Differential Equations Reducible to Variable Separable Method

Differential Equations Reducible to Variable Separable Method

Differential equation of the first order cannot be solved directly by variable separable method. But by some substitution, we can reduce it to a differential equation with separable variable.
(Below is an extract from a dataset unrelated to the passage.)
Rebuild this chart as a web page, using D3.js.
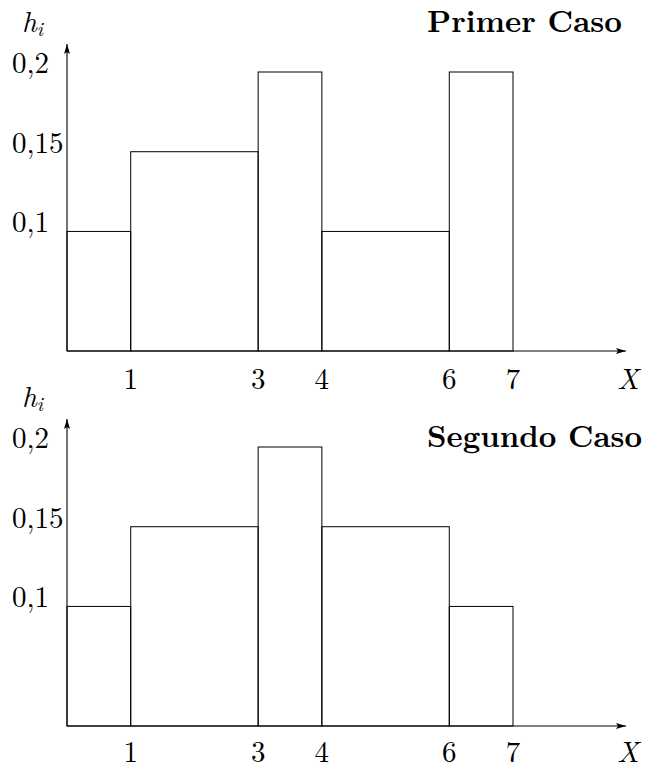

Let the differential equation is of the form

\(\frac{dy}{dx}=f\left( ax+by+c \right)\),

Can be reduced to variable separable form by the substitution ax + by + c = z

∴ \(a+b\frac{dy}{dx}=\frac{dz}{dx}\),

∴ \(\left( \frac{dz}{dx}-a \right)\frac{1}{b}=f(z)\),

\(\frac{dz}{dx}=a+bf(z)\),

Now, apply variable separable method.

Example: Find the solution of the differential equation \(\frac{dy}{dx}=\sin \left( x+y \right)+\cos \left( x+y \right)\).

Solution: We have, \(\frac{dy}{dx}=\sin \left( x+y \right)+\cos \left( x+y \right)\) … 1

Let z = x + y → \(\frac{dz}{dx}=1+\frac{dy}{dx}\Rightarrow \frac{dy}{dx}=\frac{dz}{dx}-1\),

From eq. (i),

\(\frac{dz}{dx}-1\) = sinz + cosz

\(\Rightarrow \frac{dz}{\sin z+\cos z+1}=dx\) (variables are separated)

On integrating both sides, we get

\(\int{\frac{dx}{\sin z+\cos z+1}}=\int{1.dx+C}\),

\(\Rightarrow \int{\frac{dz}{\frac{2\tan \frac{z}{2}}{1+{{\tan }^{2}}\frac{z}{2}}+\frac{1-{{\tan }^{2}}\frac{z}{2}}{1+{{\tan }^{2}}\frac{z}{2}}+1}=x+C}\),

\(\Rightarrow \int{\frac{{{\sec }^{2}}\frac{z}{2}dz}{2\tan \frac{z}{2}+2}}=x+C\),

\(\Rightarrow \int{\frac{dt}{t+1}=x+C}\), Where t = \(\tan \frac{z}{2}\),

log |t + 1| = x + C

\(\Rightarrow \log \left| \tan \frac{x+y}{2}+1 \right|=x+C\).

This is the required general solution.